Down the Mekong into Saigon

March 6, 2007 - Ho Chi Minh City, Vietnam

We crossed the Cambodia/Vietnam border via boat. Starting in Phenom Penh we cruised down the Mekong River into Vietnam to the city of Chau Doc. We had to surrender our passports at the border, our leader then kept them and gave them to the hotel. We didn’t get them back until the next day. I was less than happy about this, but it seems to be standard procedure here. As soon as we arrived at the hotel we dropped off our bags and our guide hurried us so we wouldn’t miss the sunset. Outside were 12 “motos”, or motorbikes. We all got on the back of one, some of us had helmets, some didn’t and our drivers rushed to the top of the mountain about 8 km away. It seemed like rush hour and we weaved in and out of traffic like it was a Universal Studios ride. My driver passed every one else and we were the first to the top. Terry took some awesome video from the back of the bike of her driving weaving in and out of the other motos and bicycles but the video file was somehow corrupted. The sunset was beautiful, the beer delicious, and the ride back at night even more exciting.

The next day we arrived in Ho Chi Minh City (formerly Saigon). We said good bye to our Cambodian guide Bo and met our Vietnamese guide Kong. Don’t want to make the call yet, but so far Vietnam and Cambodia are “same same, but different”. Motorbikes rule the streets. Sometimes with up to 4 passengers each! Crossing the big city streets is a blast. Even when the road is filled with motorbikes, you step out, making eye contact, and just walk across the street. You could probably do it with your eyes closed. The motorbikes carefully navigate around you. The first few times I felt like frogger about to be squashed. But after I got the hang of it, I felt like a rock in a stream, with the water flowing around me. Check out the video and you will see what I mean.

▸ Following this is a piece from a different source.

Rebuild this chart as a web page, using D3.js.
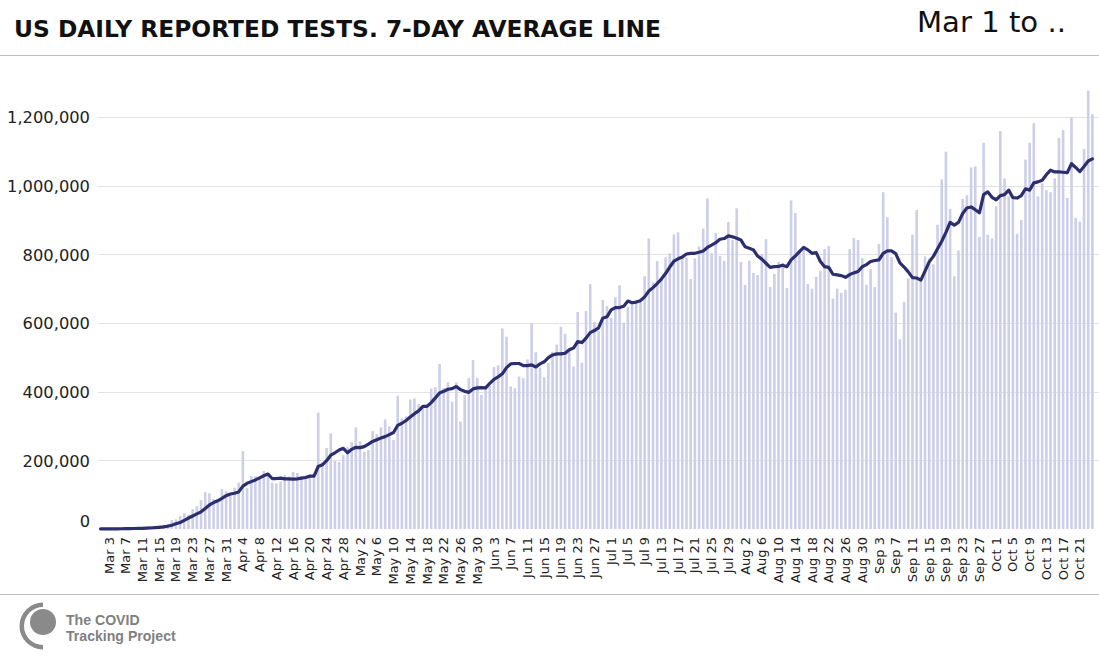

The vendors in Saigon are aggressive. The Cambodians were aggressive too but also respectful. Here in Saigon, I have had my camera strap and shirt pulled. We have had good and bad experiences, some vendors are nice, others only nice only if you buy from them. One experience with a girl about 9 years old selling postcards went like this:

Girl: Sir, you buy postcard
Me: No thank you (3rd time)
Girl: I don’t need “thank you”, I need money
Me: Sorry
Girl: I don’t need “sorry”, I need money
Me: No
Girl: (slaps my shoulder) You a bad boy, (under her breath) F*ck off

We did some sightseeing including the War Remnants Museum where we read poster after poster about the horrible things inflicted by the enemy (uh, that would be us Americans). It is a bit strange hearing about the Vietnam war being told from the “other side”. We stopped in a small noodle shop and had “Pho” a well known Vietnamese beef and noodle dish. The Shawns told us about a Chinese New Years festival and so we went to check that out at night. About 3 street blocks were roped off and red lanterns hung everywhere. We ate various small dished from the different vendors for dinner. There were two stages and live performances. It was very crowded. On the way home we stopped for a foot massage.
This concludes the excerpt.